In a pure sense, both basic dimensions and tolerances are constraints because each place a restriction on a relationship of one feature with respect to another feature. Basic dimensions place a fixed constraint on the relationship, e.g., the position of surface "A" is a fixed number of millimeters away from surface "B"in the "X" direction. Tolerances place a variable constraint on the relationship, e.g., the position of surface "A" may vary plus or minus so many millimeters from surface "B" in the "X" direction. For consistency, basic dimensions are referred herein as constraints or constraining data and tolerances are referred to as relaxations or relaxing data. Also, if the tolerances for a particular feature are not properly defined, as specified by the tolerance rule base, it is considered either under-constrained or over-constrained.

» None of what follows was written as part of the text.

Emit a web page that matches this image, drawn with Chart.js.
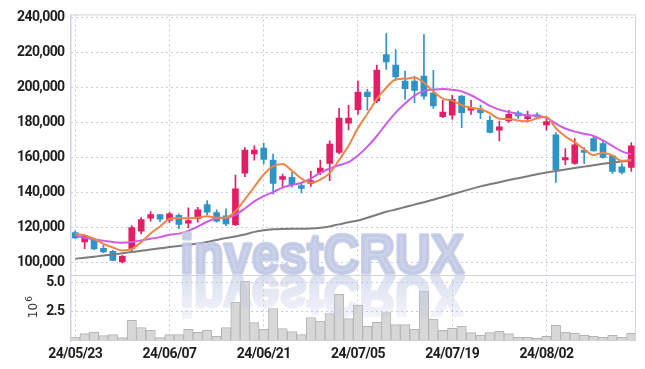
<!DOCTYPE html>
<html>
<head>
<meta charset="utf-8">
<script src="https://cdn.jsdelivr.net/npm/chart.js@4.4.1/dist/chart.umd.min.js"></script>
<style>
  html, body { margin: 0; padding: 0; background: #fff; }
  #wrap { width: 645px; height: 369px; }
</style>
</head>
<body>
<div id="wrap"><canvas id="chart"></canvas></div>
<script>
const dates = ["24/05/23","24/05/24","24/05/27","24/05/28","24/05/29","24/05/30","24/05/31","24/06/03","24/06/04","24/06/05",
  "24/06/07","24/06/10","24/06/11","24/06/12","24/06/13","24/06/14","24/06/17","24/06/18","24/06/19","24/06/20",
  "24/06/21","24/06/24","24/06/25","24/06/26","24/06/27","24/06/28","24/07/01","24/07/02","24/07/03","24/07/04",
  "24/07/05","24/07/08","24/07/09","24/07/10","24/07/11","24/07/12","24/07/15","24/07/16","24/07/17","24/07/18",
  "24/07/19","24/07/22","24/07/23","24/07/24","24/07/25","24/07/26","24/07/29","24/07/30","24/07/31","24/08/01",
  "24/08/02","24/08/05","24/08/06","24/08/07","24/08/08","24/08/09","24/08/12","24/08/13","24/08/14","24/08/16"];

const opens = [117000,111600,112900,108000,106300,100200,107800,117800,125200,127300,123900,126900,122400,124900,133000,128500,126600,121500,151000,161900,165300,158400,147400,148600,143800,145100,151200,156500,162800,179500,187300,197300,192200,218800,212700,203600,203600,206400,196800,183300,184100,195000,186900,187800,181200,175500,180800,185500,182100,184000,178500,172900,158600,156500,163500,170700,167900,160900,154600,154200];
const highs = [118000,115900,113200,109700,106800,104000,121000,125600,129000,127500,128600,127700,131100,131500,135300,130000,130600,149900,165600,166600,168100,161900,150500,151400,145700,152000,158500,169400,188000,189800,203600,198900,212700,230700,221600,209300,206400,230200,209700,192600,195500,195500,192600,189900,183700,180800,186900,186500,186500,185500,182700,174200,165000,170700,165600,172300,169400,161000,156500,168500];
const lows = [113500,107800,107400,105500,101000,99600,105900,116300,123500,123300,122600,119200,119700,122900,127300,122900,121000,121000,149000,158400,156200,139100,142900,142900,139700,143400,150100,146700,161900,175700,184600,186900,191200,210200,204000,193200,191200,193200,188000,182700,181800,177000,184600,182100,174000,169400,179900,182300,180300,182800,175500,145700,155800,156000,156500,163500,159500,150800,150500,152000];
const closes = [114000,115400,107600,105900,101100,103400,119900,124500,127300,124600,127700,121600,123900,130000,128600,123500,122000,142000,164100,164100,158800,145100,149000,144400,142300,146700,153900,167600,182400,182400,197300,194700,209900,214600,206000,199200,198300,195000,189400,185900,193200,185500,187800,185500,174200,177400,184600,183700,183100,183100,180400,152900,159900,167200,162800,163700,159900,152000,151400,166600];

const ma5 = [116300,115400,113500,110600,108500,106700,107600,111500,116500,120500,124800,125300,125200,125600,126400,125500,125600,129200,136000,143100,150200,154800,156200,152300,147900,145500,147300,151000,158600,166600,176700,184900,193300,199800,204500,204900,205600,202600,197600,193600,192400,189800,188400,187600,185200,182100,181900,181100,180600,182400,183000,176600,171900,168700,164600,161300,162700,161100,158000,158700];
const ma10 = [115400,114100,113100,112300,111600,111200,111600,112500,113500,114400,115800,116400,118000,120400,123200,125200,125400,127100,130800,134800,137900,140200,142700,144200,145500,147900,151100,153600,155500,157300,161100,166100,172200,179200,185600,190800,195300,198000,198700,199100,198700,197700,195500,192600,189400,187300,185900,184800,184100,183800,182600,179300,176500,174700,173500,172200,169700,166500,163400,161700];
const maLong = [102100,102600,103200,103900,104500,105200,105900,106600,107300,108000,108700,109300,110000,110800,111600,112800,113900,114800,115900,117400,118400,118900,119100,119200,119200,119300,119700,120500,121700,122900,123900,125500,127200,128900,130200,131600,133000,134300,135800,137300,138900,140400,142000,143400,144600,145800,147000,148100,149200,150300,151300,152200,153100,153900,154700,155500,156300,157000,157600,158100];

// volume in millions of shares
const volumes = [0.34,0.63,0.77,0.46,0.54,0.29,1.77,1.14,0.91,0.29,0.54,0.54,1.0,0.74,0.91,0.4,1.14,3.31,5.11,1.57,1.0,2.77,1.06,0.8,0.54,2.0,1.69,2.34,3.97,1.91,3.06,1.26,1.6,2.43,1.4,1.4,1.0,4.26,1.86,0.91,1.09,1.26,0.71,0.49,0.71,0.83,0.63,0.31,0.31,0.23,0.4,1.34,0.74,0.66,0.49,0.4,0.31,0.49,0.31,0.66];

const priceTicks = [100000,120000,140000,160000,180000,200000,220000,240000];
const volTicks = [2.5, 5.0];

const upColor = '#e31e64';
const downColor = '#2e93c6';
const gridColor = '#c9cbdc';
const frameColor = '#d2d3dc';
const tickFont = { family: 'Roboto, "Liberation Sans", sans-serif', size: 14, weight: 'bold' };

const candleColors = closes.map((c, i) => c >= opens[i] ? upColor : downColor);

const framePlugin = {
  id: 'frame',
  beforeDraw(chart) {
    chart.ctx.letterSpacing = '-0.6px';
  },
  afterDatasetsDraw(chart) {
    const { ctx, chartArea: a, scales } = chart;
    ctx.save();
    ctx.letterSpacing = '0px';
    ctx.strokeStyle = frameColor;
    ctx.lineWidth = 1;
    ctx.strokeRect(a.left + 0.5, a.top + 0.5, a.right - a.left - 1, a.bottom - a.top - 1);
    ctx.beginPath();
    ctx.moveTo(a.left, Math.round(scales.yv.top) + 0.5);
    ctx.lineTo(a.right, Math.round(scales.yv.top) + 0.5);
    ctx.stroke();

    // watermark and its reflection
    const text = 'investCRUX';
    const base = scales.yv.top;
    const left = 180, width = 284;
    ctx.font = 'bold 56px "Liberation Sans", Arial, sans-serif';
    const sx = width / ctx.measureText(text).width;
    const wmColor = 'rgb(190,199,227)';
    ctx.save();
    ctx.translate(left, base - 2);
    ctx.scale(sx, 1);
    ctx.globalAlpha = 0.82;
    ctx.fillStyle = wmColor;
    ctx.strokeStyle = wmColor;
    ctx.lineWidth = 3.5;
    ctx.lineJoin = 'round';
    ctx.strokeText(text, 0, 0);
    ctx.fillText(text, 0, 0);
    ctx.restore();

    const off = document.createElement('canvas');
    off.width = width + 10; off.height = 60;
    const o = off.getContext('2d');
    o.font = ctx.font;
    o.save();
    o.translate(2, 1);
    o.scale(sx, -1);
    o.fillStyle = wmColor;
    o.strokeStyle = wmColor;
    o.lineWidth = 3.5;
    o.lineJoin = 'round';
    o.strokeText(text, 0, 0);
    o.fillText(text, 0, 0);
    o.restore();
    o.globalCompositeOperation = 'destination-in';
    const g = o.createLinearGradient(0, 0, 0, 50);
    g.addColorStop(0, 'rgba(0,0,0,0.55)');
    g.addColorStop(1, 'rgba(0,0,0,0.12)');
    o.fillStyle = g;
    o.fillRect(0, 0, off.width, off.height);
    ctx.drawImage(off, left - 2, base + 1);

    // exponent label of the volume axis
    ctx.fillStyle = '#333';
    ctx.translate(37, (scales.yv.top + scales.yv.bottom) / 2 + 10);
    ctx.rotate(-Math.PI / 2);
    ctx.font = '12px "DejaVu Sans", sans-serif';
    ctx.textBaseline = 'alphabetic';
    ctx.fillText('10', 0, 0);
    const w10 = ctx.measureText('10').width;
    ctx.font = '9px "DejaVu Sans", sans-serif';
    ctx.fillText('6', w10 + 1, -5);
    ctx.restore();
  }
};

const data = {
  labels: dates,
  datasets: [
    { type: 'line', label: 'MA5', data: ma5, borderColor: '#ef8549', borderWidth: 2, pointRadius: 0, cubicInterpolationMode: 'monotone', yAxisID: 'y' },
    { type: 'line', label: 'MA10', data: ma10, borderColor: '#cc5ce6', borderWidth: 2, pointRadius: 0, cubicInterpolationMode: 'monotone', yAxisID: 'y' },
    { type: 'line', label: 'MA60', data: maLong, borderColor: '#7c7c7c', borderWidth: 2, pointRadius: 0, cubicInterpolationMode: 'monotone', yAxisID: 'y' },
    { type: 'bar', label: 'body', data: opens.map((o, i) => [o, closes[i]]), backgroundColor: candleColors, barThickness: 6, minBarLength: 2, grouped: false, yAxisID: 'y' },
    { type: 'bar', label: 'wick', data: lows.map((l, i) => [l, highs[i]]), backgroundColor: candleColors, barThickness: 1, grouped: false, yAxisID: 'y' },
    { type: 'bar', label: 'volume', data: volumes, backgroundColor: '#d7d7d7', borderColor: '#b4b4b4', borderWidth: 1, barPercentage: 1, categoryPercentage: 1, grouped: false, yAxisID: 'yv' }
  ]
};

const options = {
  responsive: false,
  animation: false,
  layout: { padding: { top: 13, right: 9, left: 0, bottom: 0 } },
  plugins: { legend: { display: false }, tooltip: { enabled: false } },
  scales: {
    x: {
      type: 'category',
      offset: true,
      grid: { offset: false, drawTicks: false, color: c => (c.index % 10 === 0 ? gridColor : 'rgba(0,0,0,0)') },
      border: { display: false, dash: [2, 3] },
      ticks: { autoSkip: false, maxRotation: 0, padding: 5, color: '#1e1e1e', font: tickFont,
        callback: (v, i) => (i % 10 === 0 ? dates[i] : '') },
      afterFit: s => { s.height = 28; }
    },
    yv: {
      type: 'linear', position: 'left', stack: 'panes', stackWeight: 66, weight: 1,
      min: 0, max: 5.6,
      afterBuildTicks: s => { s.ticks = volTicks.map(v => ({ value: v })); },
      grid: { color: gridColor, drawTicks: false },
      border: { color: frameColor, dash: [2, 3] },
      ticks: { padding: 6, color: '#1e1e1e', font: tickFont, callback: v => v.toFixed(1) },
      afterFit: s => { s.width = 70.5; }
    },
    y: {
      type: 'linear', position: 'left', stack: 'panes', stackWeight: 262, weight: 2,
      min: 92600, max: 241700,
      afterBuildTicks: s => { s.ticks = priceTicks.map(v => ({ value: v })); },
      grid: { color: gridColor, drawTicks: false },
      border: { color: frameColor, dash: [2, 3] },
      ticks: { padding: 6, color: '#1e1e1e', font: tickFont, callback: v => v.toLocaleString('en-US') },
      afterFit: s => { s.width = 70.5; }
    }
  }
};

const canvas = document.getElementById('chart');
canvas.width = 645;
canvas.height = 369;
new Chart(canvas.getContext('2d'), { type: 'bar', data: data, options: options, plugins: [framePlugin] });
</script>
</body>
</html>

Degrees of freedom help the understanding of how tolerances relax constraints in three dimensional space. For example, a cylinder representing a hole through the surface of a part is defined by certain fixed data which identify the location, orientation, size and form of the hole. Variation of some of this data effects the location and orientation of the feature. These are degrees of freedom of the feature. Tolerances permit but also define limits on the amount of variation of the fixed data. Thus the tolerances control the feature degrees of freedom. However, if a tolerance is not assigned, there are a number of possible interpretations. One interpretation is that the feature is perfect, that is, it must be assumed that there is no variation of the data defining the feature or no degrees of freedom. This further implies that there is no variation of this feature on the actual manufactured part, a condition which is not likely. Another interpretation is that large amounts of variation of the feature are acceptable or no control of the degrees of freedom. This, however, is only an assumption, and large amounts of variation may render the part useless.